The contract signed between Total and Samsung clearly stated that the JV company was to be owned 80% by LADOL, 20% by Samsung. Furthermore, the Total contract stated that during Egina, the JV would build and Samsung would run the Shipyard in LADOL Free Zone.

After Egina, Samsung agreed that the Shipyard would be run by LADOL to fulfil its aim of creating jobs and transferring technology into Nigeria.

However, in November 2019, as the Egina project ended, rather than fulfilling the agreed local content and JV objectives, Samsung tried to steal the land in LADOL Free Zone, which the JV was occupying as a sub-lessee to LADOL, by purporting to procure an irregular direct lease from NPA.

Samsung’s attempted theft took place despite and contrary to a concluded mediation anchored by the Nigerian Content Development Board (NCDMB), a court order of status quo from the Federal High Court FHC/L/CS/1263/2018, and pending arbitrations in London – initiated by Samsung.

Samsung requested that NPA cancel LADOL’s lease with NPA and grant Samsung a direct lease on land which LADOL has held, developed, and invested in since 2004. Thankfully, the Federal Government saw through this attempted theft and issued a directive on 3rd June 2020 confirming that LADOL’s lease remained valid and subsisting and the purported lease between Samsung and NPA was terminated by letter from NPA to Samsung dated 10th June 2020 Ref: HQ/GM/BSLA/OP/L.8/582.

Samsung has subsequently taken NPA and Ministry of Justice to court challenging the FGN directives and NPA’s right to have cancelled its irregular and purported lease.

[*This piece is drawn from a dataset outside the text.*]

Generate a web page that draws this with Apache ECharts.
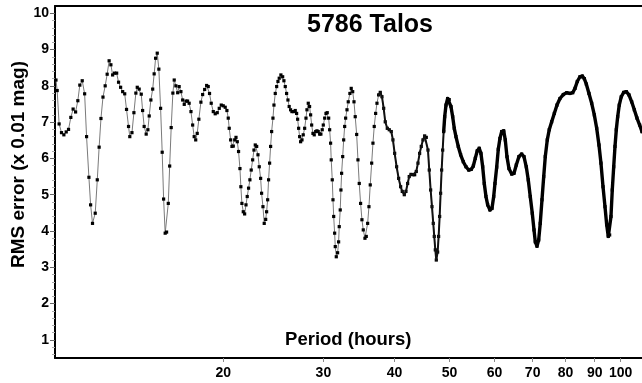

The purported lease to Samsung currently stands terminated.
From the FGN’s investigation into Samsung’s false claim of investment, extensive evidence was gathered, including the fact that there was no capital importation into Nigeria by Samsung. FGN concluded in March 2019 that Samsung is a contractor to Total not an investor. Samsung built the Shipyard in LADOL in its capacity as a contractor and was fully compensated through USD 3.2 billion contract for the work.

Leaving no doubt that the construction and purchase of equipment for the Shipyard in LADOL was funded by FGN. Samsung should stop falsely claiming to be an investor, because Samsung is a contractor and not an investor and the USD 214 million spent on the LADOL Shipyard is the investment of the NNPC and the Nigerian Government. The issue of the USD 214 million is a matter between the Government and Samsung. The commercial issues between LADOL and Samsung will be settled through the ongoing arbitrations and court cases.”

She concluded that “Over the years, Samsung has systematically used all the resources at its disposal and several Nigerian agents to take from LADOL’s shares by moving LADOL from 80% ownership to 30%, through a settlement agreement Samsung procured by falsely claiming that they would invest privately in the joint venture. Similarly, Samsung is making several attempts to take LADOL’s leased land and its Free Zone.

As that has failed, Samsung has now created an illegal access into the Free Zone and barricaded the Yard, which is guarded by police to keep LADOL out. Samsung is doing all it can to take the remaining 30% LADOL owns of the joint venture. Therefore, its failed attempt to steal LADOL’s lease has turned into frustration and outright campaign of calumny aimed at destroying LADOL – a small and law-abiding Nigerian company, without whom Samsung would not have won the Egina project.

Despite this fact, LADOL is willing to abide with commercial terms that will see the Yard used for upcoming projects in the national interest and generate employment for Nigerians. This is in line with the vision of the NCDMB, which years before the Egina project, earmarked five local content facilities for upgrade as part of the project, one of which is the Shipyard in LADOL.”